The construction of what will become the world's tallest building, Burj Dubai - 800 metres high, costing £460m and containing the world's largest shopping mall - has already started.

Dubai-land, an £11bn theme park twice the size of Disneyworld in Florida, is at the planning stage, while an indoor Alpine ski resort which has the technology to make its own snow is already attracting huge crowds.

Dubai's long beach front now has numerous luxury hotels while the really wealthy intend to stay offshore, some on their own manmade islands.

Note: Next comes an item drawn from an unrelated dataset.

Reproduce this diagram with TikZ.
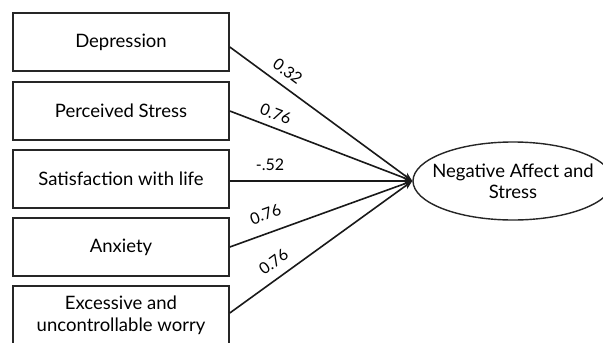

An astonishing collection, which will add 75 miles to the Dubai coastline, is under construction from rubble quarried from inland hills and sand vacuumed up from the Gulf floor.

The first, Palm Jumeirah, in the shape of a three-mile-wide palm tree, is accessed by an eight-lane throughway along its trunk. There will be 30 new hotels set along Venice-style canals as well as luxury townhouses. Those who have already bought properties include England captain David Beckham and his teammate Michael Owen.

A second "tree" island, The Palm Jebel Ali, will be completed in 2008, while a third development, an archipelago of 300 artificial islands, is at the planning stage. The world islands project will loosely reflect the map of the world, with outposts shaped like American states such as Florida. Prices will start at $7m.

Andrew Martin, a lecturer in tourism at Robert Gordon University in Aberdeen, is another academic who has been watching the Dubai tourism take-over unfold. "They constantly renew the wow factor, and an underwater hotel fits that perfectly," he said. "Dubai has the technology and the money, and at £344m will cost less than the Scottish Parliament."